By Ana Mano
SAO PAULO (Reuters) – The Brazilian unit of U.S. grains merchant Cargill has asked a bankruptcy court to halt the auction of two plants owned by soy crusher Imcopa, scheduled for June 27, in the latest twist of a running legal saga involving rival Bunge.
In court documents seen by Reuters, Cargill expressed interest in bidding for the assets but sought clarification about the liabilities attached to the plants.
Cargill did not immediately comment.
Geraldo Gouveia Jr, Imcopa’s attorney, told Reuters the bankruptcy judge has made no decision yet related to the request to suspend the court-supervised auction.
He declined to name other potential bidders but said the company welcomes Cargill’s interest.
Cargill’s move is another sign of likely consolidation in Brazil’s soy crushing industry at a time of healthy margins and cheap soybean supplies after a bumper crop.
Imcopa’s crushing plants are located in the southern state of Parana and are currently processing soy supplied by Bunge under an agreement with a brewing company leasing the assets for almost 10 years.

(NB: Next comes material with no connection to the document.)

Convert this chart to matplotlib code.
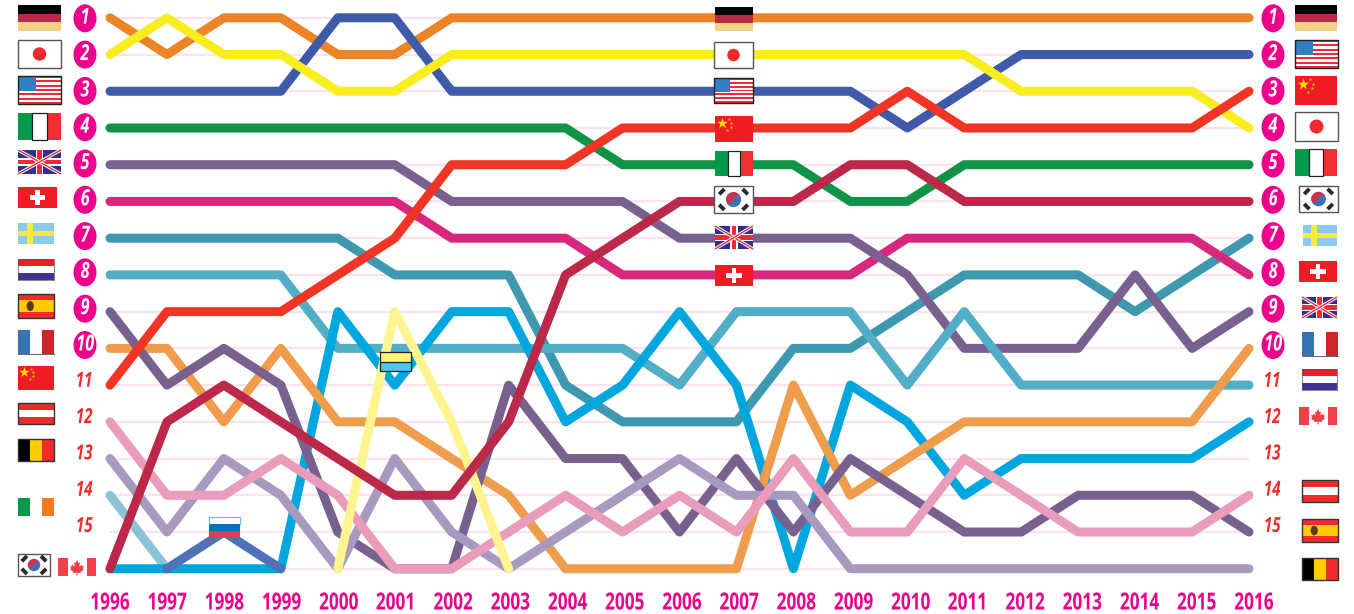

Bunge, which has long sought to acquire Imcopa’s assets, signed a contract to buy the Araucaria and Cambe plants in May 2020. However, the deal came undone in a still-unresolved legal battle involving the brewer and foreign creditors of Imcopa.
Bunge did not immediately comment.
Citing bankruptcy court filings, Imcopa’s Gouveia Jr said Bunge has publicly reiterated interest in buying Imcopa’s plants.
The assets remain attractive because they produce high value soy byproducts for export and the domestic market. One plant is also close to Paranagua, a key port in southern Brazil.